When an out-of-towner wants to know where to shop in San Francisco, one easy answer is Sue Fisher King on Sacramento Street. King’s eponymous store is a favorite of locals in the know for luxurious housewares and gifts, linens, porcelain, cashmere throws, artisanal crafts, scented candles and jewelry. You’d be hard-pressed to walk into Sue Fisher King and not leave with the perfect gift for a friend — and yourself. There’s a good reason King has been in business for 40 years and was recently honored by the U.S. Small Business Administration with its Small Business Week Recognition Award 2019 for San Francisco’s District 2.
It is uplifting to walk into Sue Fisher King. The shop always has new things to delight your eye along with mainstays from such brands as Parisian home goods company Astier de Villatte, linen purveyors Porthault and Matouk, and Bridie Hall’s Alphabet Cups from London’s “killingly divine” Pentreath and Hall. Each item represents King’s passion for finer things, a well-travelled aesthetic and a soft spot for color, whimsy and exquisite craftsmanship.
King grew up in Portland, Oregon, where she worked at the department store Meier & Frank as a teenager and loved it. The first time she visited San Francisco, she vowed to live here. Soon enough, she found herself in Northern California, studying at Mills College before transferring to UC Berkeley.
King got her early training at San Francisco’s most sophisticated department store at the time, I. Magnin on Union Square, working under Jacques Neuville. “He had wonderful ideas and wonderful taste,” she recalls. “He knew all the great factories.
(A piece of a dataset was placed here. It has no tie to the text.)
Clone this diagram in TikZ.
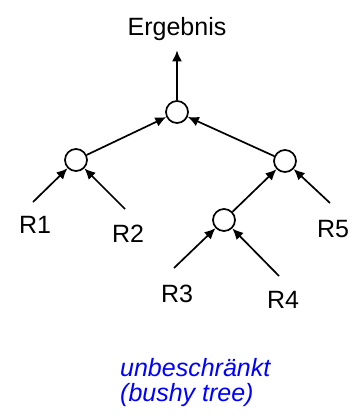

I still buy from one of them in Veneto called Ceramica Este. They’ve been around forever. He bought from them, so I learned about that vendor from him and now the daughter runs it.”
King liked the whole idea of gifts and, following her time with I. Magnin, went to work at Trader Vic’s gift shops: “Trader Vic’s had two stores, one in Ghirardelli Square next to Señor Pico’s, and then we opened one right after I started, inside the Senor Pico’s in Beverly Hills, so I spent the next 10 years going back and forth to L.A.!”
Sue loved her time there. “Trader Vic’s (founded by Vic Bergeron Jr.) was a wonderful place to work,” she says. “I mean the greatest people in the world.” It was through her job there that King got to travel and buy from vendors in Central Mexico and Central America. She learned a lot about importing and shipping goods.
“I left Trader Vic’s to start my own thing,” she explains. “I was harking back to my Mr. Neuville days.” That meant navigating away from a business focused on selling folk art. “I was interested in all this cute European stuff that Mr. Neuville had carried.” On the hunt for a location, she settled on the space now occupied by the kitchen store March on Sacramento Street. “I found a couple of people to work for me, and off we went!”
At the beginning, business was slow but steady. “It helped being next door to the Christmas store and two doors down from Bloomers,” she recalls. “The lovely men who owned the Christmas store retired from retail and offered me their space next door.” King relocated her shop there, and it’s carried her name ever since.
When asked how she’s kept her business going strong after all these years, King replies, “You just keep sleuthing for things that are interesting. You try to find things that are unique to you.” She praises the Ma Vie à Paris, the 2016 insider’s guide to the City of Light by Astier de Villatte co-founders Benoit Aster de Villatte and Ivan Pericoli. “Everything in their book, I have to say, is quite divine because they have a take on things,” she says. “They are super sleuths and they love to eat well. They don’t skimp on anything so they have a good attitude for sleuthing. They like the good life.”
It takes a skilled supersleuth to know one. King credits her team, the women who work alongside her, for her success as well as loyal customers such as Dede Wilsey, who loves Porthault products and anything pink and green. “So many people started coming here when I started out and they still come here,” she marvels. “It is amazing!”